Ferromagnetic Order Induced On Graphene By Ni/Co Proximity Effects

We build a tight-binding Hamiltonian describing Co/Ni over graphene, contemplating ATOP (a Co/Ni atom on top of each carbon atom of one graphene sublattice) and HCP (one Co/Ni atom per graphene plaquette) configurations. For the ATOP configuration the orbitals involved, for the Co/Ni, are the d(z2-r2), which most strongly couples to one graphene sublattice and the d(xz), d(yz) orbitals that couple directly to the second sublattice site. Such configuration is diagonal in pseudospin and spin space, yielding electron doping of the graphene and antiferromagnetic ordering in the primitive cell in agreement with DFT calculations. The second, HCP, configuration is symmetric in the graphene sublattices and only involves coupling to the d(xz), d(yz) orbitals.

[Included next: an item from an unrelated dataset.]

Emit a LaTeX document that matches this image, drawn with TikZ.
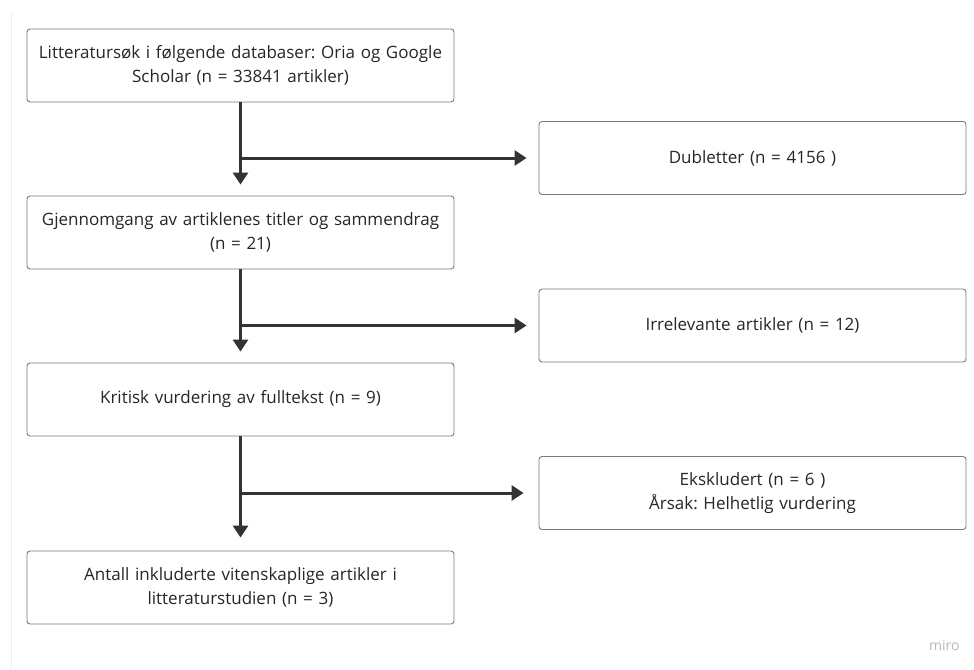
\documentclass[tikz,border=0pt]{standalone}
\usepackage{fontspec}
\setmainfont{Open Sans}
\usetikzlibrary{arrows.meta}
\definecolor{boxline}{HTML}{7A7A7A}
\definecolor{txt}{HTML}{262626}
\definecolor{arr}{HTML}{333333}
\definecolor{edge}{HTML}{EEEEEE}
\definecolor{wm}{HTML}{B8B8B8}
\tikzset{
  flowbox/.style={draw=boxline, line width=0.9pt, rounded corners=3pt, fill=white,
    minimum width=427pt, minimum height=73pt, inner sep=0pt, text width=422pt,
    align=center, text=txt, font=\frenchspacing\fontsize{17}{24}\selectfont},
  flowarrow/.style={draw=arr, line width=3pt, -{Triangle[width=15pt,length=12pt]}},
}
\begin{document}
\begin{tikzpicture}[x=1pt,y=-1pt]
\useasboundingbox (0,0) rectangle (974,669);
\fill[white] (0,0) rectangle (974,669);
\draw[edge, line width=1pt] (11.5,12) -- (11.5,669);

\node[flowbox] (b1) at (240.5,65.5) {Litteratursøk i følgende databaser: Oria og Google\\Scholar (n = 33841 artikler)};
\node[flowbox] (b2) at (240.5,232.5) {Gjennomgang av artiklenes titler og sammendrag\\(n = 21)};
\node[flowbox] (b3) at (240.5,399.5) {Kritisk vurdering av fulltekst (n = 9)};
\node[flowbox] (b4) at (240.5,587.5) {Antall inkluderte vitenskaplige artikler i\\litteraturstudien (n = 3)};

\node[flowbox] (d1) at (752.5,158) {Dubletter (n = 4156 )};
\node[flowbox] (d2) at (752.5,325.5) {Irrelevante artikler (n = 12)};
\node[flowbox] (d3) at (752.5,493) {Ekskludert (n = 6 )\\Årsak: Helhetlig vurdering};

\coordinate (j1) at (240.5,158);
\coordinate (j2) at (240.5,325.5);
\coordinate (j3) at (240.5,493);

\draw[flowarrow, shorten >=11pt] (b1.south) -- (b2.north);
\draw[flowarrow, shorten >=11pt] (b2.south) -- (b3.north);
\draw[flowarrow, shorten >=13pt] (b3.south) -- (b4.north);
\draw[flowarrow, shorten >=12pt] ([xshift=-1.5pt]j1) -- (d1.west);
\draw[flowarrow, shorten >=12pt] ([xshift=-1.5pt]j2) -- (d2.west);
\draw[flowarrow, shorten >=15pt] ([xshift=-1.5pt]j3) -- (d3.west);

\node[text=wm, font=\fontsize{14}{16}\selectfont, anchor=east] (wmark) at (963,645) {miro};
\end{tikzpicture}
\end{document}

The register of the lattices in this case allows for a new coupling between nearest-neighbor sites, generating nondiagonal terms in the pseudospin space and novel spin-kinetic couplings mimicking a spin-orbit coupling generated by a magnetic coupling. The resulting proximity effect in this case yields ferromagnetic order in the graphene substrate. We derive the band structure in the vicinity of the K points for both configurations, the Bloch wave functions and their spin polarization.